Joel Levine, a Los Angeles lawyer who represented Miller, reacted by noting the time Miller has spent behind bars since his arrest: ″We’re very, very pleased, but we would be more pleased if we didn’t have to go through five years waiting for a fair trial with a client in custody.″

Miller, a 20-year FBI veteran, was portrayed by prosecutors as a bitter, vengeful failure easily recruited as a spy. The defense described him as a well-meaning FBI misfit who dreamed of redeeming his career by infiltrating the Soviet spy network in the United States.

He was charged with furnishing a clasified document called the Positive Intelligence Reporting Guide, which sets forth annual U.S. intelligence needs, to his lover for delivery to the Soviet consulate in San Francisco in August 1984.

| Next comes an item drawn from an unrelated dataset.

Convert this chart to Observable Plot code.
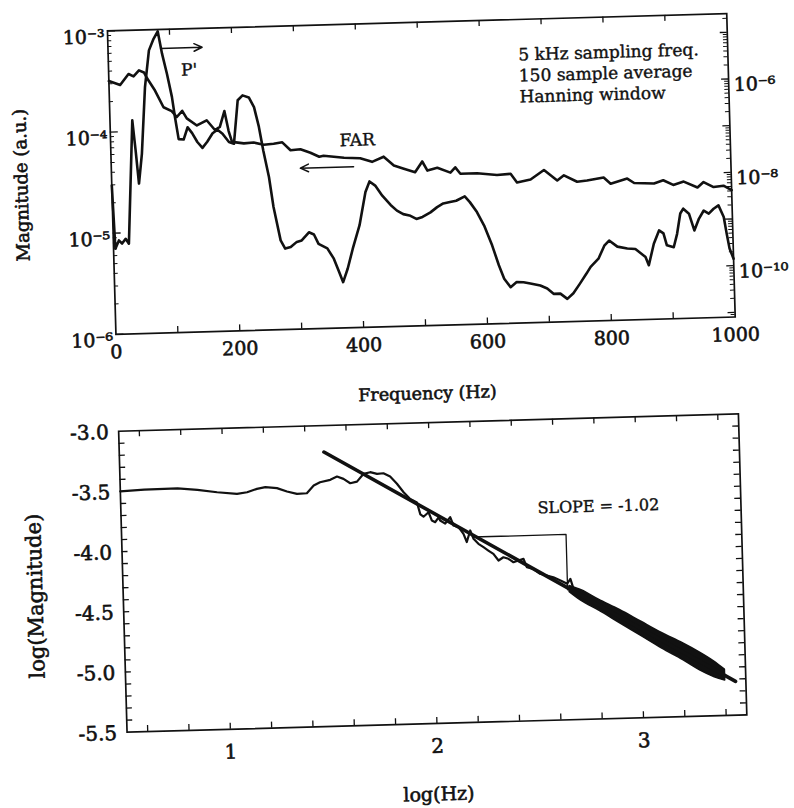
<!DOCTYPE html>
<html><head><meta charset="utf-8">
<script src="https://cdn.jsdelivr.net/npm/d3@7"></script>
<script src="https://cdn.jsdelivr.net/npm/@observablehq/plot@0.6"></script>
<style>
html,body{margin:0;padding:0;background:#fff;}
#fig{position:relative;width:794px;height:808px;transform:rotate(-1.6deg);transform-origin:397px 404px;}
#fig svg{display:block;}
</style></head><body><div id="fig"></div>
<script>
// ---------- Top panel: FAR (left axis, a.u.) ----------
const farHz  = [0,18,32,40,49,57,62,74,87,100,108,117,124,140,156,169,177,185,191,196,215,231,247,263,277,290,306,322,336,343,376,402,421,440,456,472,490,502,510,526,547,555,563,590,622,644,654,676,698,719,730,751,767,794,805,832,843,875,890,906,923,945,955,971,987,1000];
const farMag = [3.2e-4,2.9e-4,3.7e-4,3.5e-4,4.0e-4,3.8e-4,3.3e-4,2.5e-4,1.7e-4,1.55e-4,1.35e-4,1.55e-4,1.3e-4,1.1e-4,1.23e-4,9.8e-5,1.05e-4,1.5e-4,9.5e-5,7.4e-5,7.1e-5,7.2e-5,6.8e-5,6.9e-5,7.1e-5,5.9e-5,6.0e-5,5.5e-5,5.0e-5,5.1e-5,4.8e-5,4.7e-5,4.3e-5,4.8e-5,3.9e-5,3.6e-5,3.3e-5,4.2e-5,3.4e-5,3.6e-5,3.2e-5,3.6e-5,3.1e-5,3.1e-5,2.95e-5,3.0e-5,2.45e-5,2.6e-5,3.2e-5,2.5e-5,2.8e-5,2.4e-5,2.45e-5,2.6e-5,2.25e-5,2.5e-5,2.25e-5,2.2e-5,2.35e-5,2.1e-5,2.25e-5,1.95e-5,2.2e-5,1.95e-5,2.0e-5,1.8e-5];

// ---------- Top panel: P' (right axis) ----------
const pHz  = [0,3,9,14,20,25,36,40,44,50,58,66,74,81,87,94,101,105,110,118,125,132,140,148,156,165,173,181,191,199,207,215,225,233,240,246,254,260,270,277,286,296,304,316,324,331,345,355,363,369,377,386,398,409,416,425,436,449,459,469,479,490,500,513,524,534,545,555,569,577,588,599,611,621,629,639,649,660,671,687,698,708,719,730,740,751,762,769,782,792,800,813,829,842,858,863,872,881,888,893,904,910,916,921,930,938,946,954,962,970,978,986,990,994,1000];
const pMag = [1.23e-8,5.4e-10,8.1e-10,6.9e-10,8.7e-10,6.8e-10,2.95e-7,6.8e-8,1.3e-8,5.6e-8,1.5e-6,9.1e-6,1.6e-5,2.3e-5,7.6e-6,2.8e-6,8.9e-7,3.3e-7,1.1e-7,1.07e-7,1.95e-7,1.45e-7,9.3e-8,6.9e-8,9.3e-8,1.4e-7,1.66e-7,1.35e-7,8.9e-8,8.1e-8,6.9e-7,8.7e-7,7.8e-7,4.8e-7,1.8e-7,5.6e-8,1.5e-8,3.4e-9,6.5e-10,4.3e-10,4.6e-10,5.9e-10,6.3e-10,9.3e-10,8.3e-10,5.2e-10,4.1e-10,2.45e-10,1.26e-10,7.6e-11,1.48e-10,3.9e-10,1.23e-9,6.3e-9,1.05e-8,8.5e-9,5.1e-9,3.2e-9,2.4e-9,2.0e-9,1.86e-9,1.55e-9,1.7e-9,2.1e-9,2.7e-9,3.2e-9,3.4e-9,3.6e-9,4.4e-9,3.3e-9,2.0e-9,1.02e-9,3.8e-10,1.41e-10,7.2e-11,4.7e-11,6.0e-11,5.9e-11,5.5e-11,4.9e-11,4.2e-11,3.2e-11,3.2e-11,2.45e-11,3.2e-11,5.1e-11,8.3e-11,1.15e-10,1.7e-10,3.2e-10,4.1e-10,3.0e-10,2.7e-10,2.6e-10,1.74e-10,1.15e-10,3.3e-10,6.3e-10,5.4e-10,3.0e-10,2.7e-10,5.2e-10,1.41e-9,1.78e-9,1.38e-9,6.0e-10,1.07e-9,1.58e-9,1.35e-9,1.7e-9,2.0e-9,1.12e-9,4.9e-10,2.35e-10,1.41e-10];

// top panel ticks / labels
const topXLabels = [0,200,400,600,800,1000];
const topXTicks = [100,200,300,400,500,600,700,800,900];
const leftLabels = [1e-6,1e-5,1e-4,1e-3];
const rightLabels = [1e-6,1e-8,1e-10];
const infoLines = ["5 kHz sampling freq.","150 sample average","Hanning window"];
const notesTop = [{f:130, m:3.9e-4, t:"P'"},{f:398, m:7.1e-5, t:"FAR"}];
const arrowsTop = [{f1:85, m1:6.5e-4, f2:152, m2:6.5e-4},{f1:391, m1:3.9e-5, f2:305, m2:3.9e-5}];

// ---------- Bottom panel ----------
const logHz  = [0.5,0.616,0.777,0.873,0.968,1.064,1.113,1.161,1.202,1.258,1.306,1.354,1.402,1.436,1.467,1.517,1.55,1.581,1.613,1.646,1.679,1.711,1.744,1.775,1.807,1.839,1.87,1.901,1.933,1.948,1.963,1.988,2.003,2.019,2.036,2.043,2.067,2.092,2.107,2.131,2.154,2.169,2.187,2.202,2.225,2.249,2.272,2.296,2.32,2.344,2.368,2.392,2.416,2.441,2.456,2.487,2.519,2.551,2.583,2.617,2.649,2.665,2.68];
const logMag = [-3.5,-3.49,-3.487,-3.504,-3.529,-3.547,-3.536,-3.51,-3.498,-3.509,-3.539,-3.561,-3.558,-3.496,-3.47,-3.452,-3.426,-3.447,-3.485,-3.473,-3.41,-3.398,-3.413,-3.41,-3.439,-3.5,-3.572,-3.629,-3.66,-3.76,-3.78,-3.744,-3.814,-3.828,-3.788,-3.815,-3.843,-3.79,-3.86,-3.875,-3.932,-4.0,-3.905,-3.975,-4.018,-4.047,-4.076,-4.105,-4.161,-4.135,-4.149,-4.179,-4.166,-4.153,-4.223,-4.238,-4.281,-4.297,-4.313,-4.341,-4.37,-4.33,-4.42];
const bandHz = [2.66,2.72,2.80,2.90,3.00,3.10,3.20,3.28,3.35,3.40];
const bandHi = [-4.39,-4.43,-4.51,-4.60,-4.70,-4.80,-4.89,-4.97,-5.05,-5.12];
const bandLo = [-4.44,-4.52,-4.60,-4.71,-4.82,-4.93,-5.03,-5.12,-5.18,-5.21];
const fitLine = [{x:1.49, y:-3.22},{x:3.45, y:-5.22}];
const slopeTri = [{x:2.2, y:-3.96},{x:2.65, y:-3.96},{x:2.65, y:-4.42}];
const slopeNote = [{x:2.81, y:-3.736, t:"SLOPE = -1.02"}];
const botXLabels = [1,2,3];
const botYLabels = [-3.0,-3.5,-4.0,-4.5,-5.0,-5.5];

// ---------- helpers ----------
const R_MIN = -11.1, R_MAX = -4.6, L_MIN = -6, L_MAX = -3;
const toLeft = v => 10 ** (L_MIN + (Math.log10(v) - R_MIN) * (L_MAX - L_MIN) / (R_MAX - R_MIN));
const sup = {"-":"\u207B","0":"\u2070","1":"\u00B9","2":"\u00B2","3":"\u00B3","4":"\u2074","5":"\u2075","6":"\u2076","7":"\u2077","8":"\u2078","9":"\u2079"};
const pow10 = v => "10" + String(Math.round(Math.log10(v))).split("").map(c => sup[c]).join("");
const FONT = "'DejaVu Serif', serif";
const INK = "#111";
const heavy = {fill: INK, stroke: INK, strokeWidth: 0.6};

const W = 794;
const T = {h:410, ml:117.5, mr:57, mt:22.5, mb:84};
const TFW = W - T.ml - T.mr, TFH = T.h - T.mt - T.mb;

const farData = farHz.map((f,i) => ({f, m: farMag[i]}));
const pData = pHz.map((f,i) => ({f, m: toLeft(pMag[i])}));

const leftMajor = [1e-6,1e-5,1e-4,1e-3];
const leftMinor = [];
for (let k = -6; k < -3; k++) for (let j = 2; j <= 9; j++) leftMinor.push(j * 10 ** k);
const rightMajor = [], rightMinor = [];
for (let k = -12; k <= -4; k++) for (let j = 1; j <= 9; j++) {
  const v = j * 10 ** k, l = Math.log10(v);
  if (l > R_MIN + 0.01 && l < R_MAX - 0.01) (j === 1 ? rightMajor : rightMinor).push(toLeft(v));
}

const topPlot = Plot.plot({
  width: W, height: T.h,
  marginLeft: T.ml, marginRight: T.mr, marginTop: T.mt, marginBottom: T.mb,
  x: {domain: [0, 1000], axis: null},
  y: {type: "log", domain: [1e-6, 1e-3], axis: null},
  style: {fontFamily: FONT, fontSize: "19px", color: INK, background: "white", overflow: "visible"},
  marks: [
    Plot.tickX(topXTicks, {x: d => d, insetTop: TFH - 6, strokeWidth: 1.3}),
    Plot.tickX(topXTicks, {x: d => d, insetBottom: TFH - 6, strokeWidth: 1.3}),
    Plot.tickY(leftMajor, {y: d => d, insetRight: TFW - 8, strokeWidth: 1.3}),
    Plot.tickY(leftMinor, {y: d => d, insetRight: TFW - 4, strokeWidth: 1}),
    Plot.tickY(rightMajor, {y: d => d, insetLeft: TFW - 7, strokeWidth: 1.3}),
    Plot.tickY(rightMinor, {y: d => d, insetLeft: TFW - 4, strokeWidth: 1}),
    Plot.frame({strokeWidth: 1.7}),
    Plot.line(farData, {x: "f", y: "m", strokeWidth: 2.6, stroke: INK}),
    Plot.line(pData, {x: "f", y: "m", strokeWidth: 2.6, stroke: INK}),
    Plot.text(topXLabels, {x: d => d, text: d => String(d), frameAnchor: "bottom", lineAnchor: "middle", dy: 18, fontSize: 19, ...heavy}),
    Plot.text(leftLabels, {y: d => d, text: pow10, frameAnchor: "left", textAnchor: "end", lineAnchor: "middle", dx: -3, dy: 6, fontSize: 19, ...heavy}),
    Plot.text(rightLabels, {y: d => toLeft(d), text: pow10, frameAnchor: "right", textAnchor: "start", lineAnchor: "middle", dx: 5, dy: 6, fontSize: 19, ...heavy}),
    Plot.text([infoLines.join("\n")], {frameAnchor: "top-left", dx: 410, dy: 26, textAnchor: "start", lineAnchor: "top", lineHeight: 1.24, fontSize: 17, ...heavy, strokeWidth: 0.4}),
    Plot.text(notesTop, {x: "f", y: "m", text: "t", textAnchor: "middle", lineAnchor: "middle", fontSize: 17, ...heavy, strokeWidth: 0.4}),
    Plot.arrow(arrowsTop, {x1: "f1", y1: "m1", x2: "f2", y2: "m2", strokeWidth: 1.5, headLength: 9, headAngle: 50}),
    Plot.text(["Magnitude (a.u.)"], {frameAnchor: "left", textAnchor: "middle", lineAnchor: "middle", dx: -90, rotate: -90, fontSize: 18, ...heavy}),
    Plot.text(["Frequency (Hz)"], {frameAnchor: "bottom", textAnchor: "middle", lineAnchor: "middle", dy: 68, fontSize: 17.5, ...heavy})
  ]
});

const B = {h:398, ml:117.5, mr:56.5, mt:13, mb:84};
const BFW = W - B.ml - B.mr, BFH = B.h - B.mt - B.mb;
const curveData = logHz.map((x,i) => ({x, y: logMag[i]}));
const bandData = bandHz.map((x,i) => ({x, lo: bandLo[i], hi: bandHi[i]}));
const botXTicks = d3.range(6, 35, 2).map(v => v / 10);
const botYTicks = d3.range(-54, -30, 1).map(v => v / 10);

const botPlot = Plot.plot({
  width: W, height: B.h,
  marginLeft: B.ml, marginRight: B.mr, marginTop: B.mt, marginBottom: B.mb,
  x: {domain: [0.5, 3.5], axis: null},
  y: {domain: [-5.5, -3.0], axis: null},
  style: {fontFamily: FONT, fontSize: "20px", color: INK, background: "white", overflow: "visible"},
  marks: [
    Plot.tickX(botXTicks, {x: d => d, insetTop: BFH - 6, strokeWidth: 1.3}),
    Plot.tickX(botXTicks, {x: d => d, insetBottom: BFH - 6, strokeWidth: 1.3}),
    Plot.tickY(botYTicks, {y: d => d, insetRight: BFW - 6, strokeWidth: 1.3}),
    Plot.tickY(botYTicks, {y: d => d, insetLeft: BFW - 6, strokeWidth: 1.3}),
    Plot.frame({strokeWidth: 1.7}),
    Plot.line(curveData, {x: "x", y: "y", strokeWidth: 2.2, stroke: INK}),
    Plot.areaY(bandData, {x: "x", y1: "lo", y2: "hi", fill: INK, stroke: INK, strokeWidth: 1.6, curve: "catmull-rom"}),
    Plot.line(fitLine, {x: "x", y: "y", strokeWidth: 3.6, stroke: INK}),
    Plot.line(slopeTri, {x: "x", y: "y", strokeWidth: 1.3, stroke: INK}),
    Plot.text(slopeNote, {x: "x", y: "y", text: "t", textAnchor: "middle", lineAnchor: "middle", fontSize: 16, ...heavy, strokeWidth: 0.4}),
    Plot.text(botXLabels, {x: d => d, text: d => String(d), frameAnchor: "bottom", lineAnchor: "middle", dy: 23, fontSize: 20, ...heavy}),
    Plot.text(botYLabels, {y: d => d, text: d => d.toFixed(1), frameAnchor: "left", textAnchor: "end", lineAnchor: "middle", dx: -10, dy: 1, fontSize: 20, ...heavy}),
    Plot.text(["log(Magnitude)"], {frameAnchor: "left", textAnchor: "middle", lineAnchor: "middle", dx: -87.5, dy: 12, rotate: -90, fontSize: 21, ...heavy}),
    Plot.text(["log(Hz)"], {frameAnchor: "bottom", textAnchor: "middle", lineAnchor: "middle", dy: 71, fontSize: 19, ...heavy})
  ]
});

const fig = document.getElementById("fig");
fig.appendChild(topPlot);
fig.appendChild(botPlot);
</script></body></html>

In reversing his conviction, the appeals court ruled there were several errors by U.S. District Judge David Kenyon, who presided over the trial in Los Angeles.

One was Kenyon’s decision to admit evidence of lie-detector tests that the FBI gave Miller during the investigation of the case.

Miller insisted during the questioning that his actions were intended to benefit the FBI. But the polygraph examiner told him he had failed the tests. Shortly afterward, Miller said for the first time that he had given a classified document to Mrs. Ogorodnikova; at trial, he contended his admission was false.

Over defense objections, Kenyon allowed evidence of the results as well as the questions and answers of Miller’s lie-detector test, saying those tests had set the scene for his disputed admission about the document.

The appeals court, in an opinion by Judge Dorothy Nelson, noted that lie- detector results are generally prohibited as evidence of the truthfulness of the person being questioned, because of doubts about the reliability of the device.

Lie-detector evidence can be admitted for other purposes in limited circumstances, Nelson said. In several cases a jury has been told that a defendant confessed after being told he failed a polygraph. But she said Miller’s jury was told much more damaging information.

Nelson also said Kenyon improperly admitted evidence that Miller had once bribed an FBI informant. In addition, she said testimony by a man presented by the government as an expert on Soviet intelligence and recruiting tactics was improperly used to attack Miller’s character.

Judges Stephen Reinhardt and Diarmuid O’Scannlain joined the opinion.